:: Given exercise ::
Extract the lines of the material below, beginning with the first and ending with the line that holds "Serif', 'Noto Sans". Skip every picture.

:: Data extract ::
[start]
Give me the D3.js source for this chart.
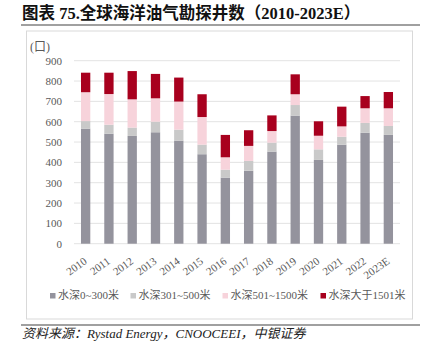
<!DOCTYPE html>
<html>
    <head>
        <meta charset="utf-8">
        <title>全球海洋油气勘探井数</title>
        <script src="https://d3js.org/d3.v7.min.js"></script>
    </head>
    <style>
        body { margin: 0; background: #fff; }
    </style>
    <body>
        <div id="my_dataviz"></div>
        <script>
            // 数据
            var years = ["2010","2011","2012","2013","2014","2015","2016","2017","2018","2019","2020","2021","2022","2023E"];
            var depth0_300    = [566, 541, 530, 548, 507, 440, 325, 359, 453, 630, 412, 487, 546, 535];
            var depth301_500  = [37, 44, 41, 52, 54, 47, 39, 48, 44, 52, 52, 39, 48, 44];
            var depth501_1500 = [142, 151, 139, 115, 138, 136, 61, 74, 57, 53, 67, 51, 72, 87];
            var depthOver1501 = [96, 105, 139, 120, 118, 112, 110, 77, 77, 98, 71, 97, 60, 80];
            var seriesNames = ["水深0~300米", "水深301~500米", "水深501~1500米", "水深大于1501米"];
            var yTicks = [0, 100, 200, 300, 400, 500, 600, 700, 800, 900];

            var colors = ["#94939d", "#c9c9c9", "#f7d3db", "#a8001e"];
            var serif = "'Liberation Serif', 'Noto Sans CJK SC', serif";

            var W = 438, H = 341;
            var svg = d3.select("#my_dataviz").append("svg")
                .attr("width", W).attr("height", H);

            // 标题
            svg.append("text")
                .attr("x", 22).attr("y", 19)
                .attr("font-family", serif)
                .attr("font-size", 16.5)
                .attr("font-weight", "bold")
                .attr("fill", "#111")
                .text("图表 75.全球海洋油气勘探井数（2010-2023E）");
            svg.append("line")
                .attr("x1", 21).attr("x2", 420).attr("y1", 25).attr("y2", 25)
                .attr("stroke", "#808080").attr("stroke-width", 1.5);

            // 外框
            svg.append("rect")
                .attr("x", 26.5).attr("y", 31).attr("width", 386).attr("height", 288)
                .attr("fill", "none").attr("stroke", "#d9d9d9").attr("stroke-width", 1);

            var x = d3.scaleBand().domain(years).range([74, 400]).paddingInner(0.6).paddingOuter(0.3);
            var y = d3.scaleLinear().domain([0, 900]).range([243.7, 60.7]);

            // 网格线
            svg.append("g").selectAll("line").data(yTicks).enter().append("line")
                .attr("x1", 74).attr("x2", 400)
                .attr("y1", function(d) { return y(d); })
                .attr("y2", function(d) { return y(d); })
                .attr("stroke", "#e3e3e3").attr("stroke-width", 1);

            // y轴
            var yAxis = svg.append("g")
                .attr("transform", "translate(74,0)")
                .call(d3.axisLeft(y).tickValues(yTicks).tickSize(0).tickPadding(12));
            yAxis.select(".domain").remove();
            yAxis.selectAll("text")
                .attr("font-family", serif).attr("font-size", 11).attr("fill", "#595959");

            svg.append("text")
                .attr("x", 30).attr("y", 51)
                .attr("font-family", serif).attr("font-size", 12).attr("fill", "#595959")
                .text("(口)");

            // 堆叠
            var table = years.map(function(yr, i) {
                return { year: yr, a: depth0_300[i], b: depth301_500[i], c: depth501_1500[i], d: depthOver1501[i] };
            });
            var stack = d3.stack().keys(["a", "b", "c", "d"])(table);

            svg.append("g").selectAll("g").data(stack).enter().append("g")
                .attr("fill", function(d, i) { return colors[i]; })
                .selectAll("rect").data(function(d) { return d; }).enter().append("rect")
                .attr("x", function(d) { return x(d.data.year); })
                .attr("width", x.bandwidth())
                .attr("y", function(d) { return y(d[1]); })
                .attr("height", function(d) { return y(d[0]) - y(d[1]); });

            // x轴标签
            var xAxis = svg.append("g")
                .attr("transform", "translate(0,243.7)")
                .call(d3.axisBottom(x).tickSize(0).tickPadding(0));
            xAxis.select(".domain").remove();
            xAxis.selectAll("text")
                .attr("font-family", serif).attr("font-size", 11).attr("fill", "#595959")
                .attr("text-anchor", "end")
                .attr("dy", null).attr("y", 0)
                .attr("transform", "translate(2,19) rotate(-36)");

            // 图例
            var legendX = [50, 130.5, 222.5, 320.5];
            var lg = svg.append("g").selectAll("g").data(seriesNames).enter().append("g")
                .attr("transform", function(d, i) { return "translate(" + legendX[i] + ",293)"; });
            lg.append("rect").attr("width", 5.5).attr("height", 5.5)
                .attr("fill", function(d, i) { return colors[i]; });
            lg.append("text").attr("x", 8).attr("y", 6)
                .attr("font-family", serif).attr("font-size", 11).attr("fill", "#595959")
                .text(function(d) { return d; });

            // 资料来源
            svg.append("line")
                .attr("x1", 21).attr("x2", 420).attr("y1", 325).attr("y2", 325)
                .attr("stroke", "#808080").attr("stroke-width", 1.5);
            svg.append("text")
                .attr("x", 22).attr("y", 338)
                .attr("font-family", serif).attr("font-size", 13).attr("font-style", "italic")
                .attr("fill", "#222")
                .text("资料来源：Rystad Energy，CNOOCEEI，中银证券");
        </script>
    </body>
</html>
[end]
:: Solution for this task ::
Give me the D3.js source for this chart.
<!DOCTYPE html>
<html>
    <head>
        <meta charset="utf-8">
        <title>全球海洋油气勘探井数</title>
        <script src="https://d3js.org/d3.v7.min.js"></script>
    </head>
    <style>
        body { margin: 0; background: #fff; }
    </style>
    <body>
        <div id="my_dataviz"></div>
        <script>
            // 数据
            var years = ["2010","2011","2012","2013","2014","2015","2016","2017","2018","2019","2020","2021","2022","2023E"];
            var depth0_300    = [566, 541, 530, 548, 507, 440, 325, 359, 453, 630, 412, 487, 546, 535];
            var depth301_500  = [37, 44, 41, 52, 54, 47, 39, 48, 44, 52, 52, 39, 48, 44];
            var depth501_1500 = [142, 151, 139, 115, 138, 136, 61, 74, 57, 53, 67, 51, 72, 87];
            var depthOver1501 = [96, 105, 139, 120, 118, 112, 110, 77, 77, 98, 71, 97, 60, 80];
            var seriesNames = ["水深0~300米", "水深301~500米", "水深501~1500米", "水深大于1501米"];
            var yTicks = [0, 100, 200, 300, 400, 500, 600, 700, 800, 900];

            var colors = ["#94939d", "#c9c9c9", "#f7d3db", "#a8001e"];
            var serif = "'Liberation Serif', 'Noto Sans CJK SC', serif";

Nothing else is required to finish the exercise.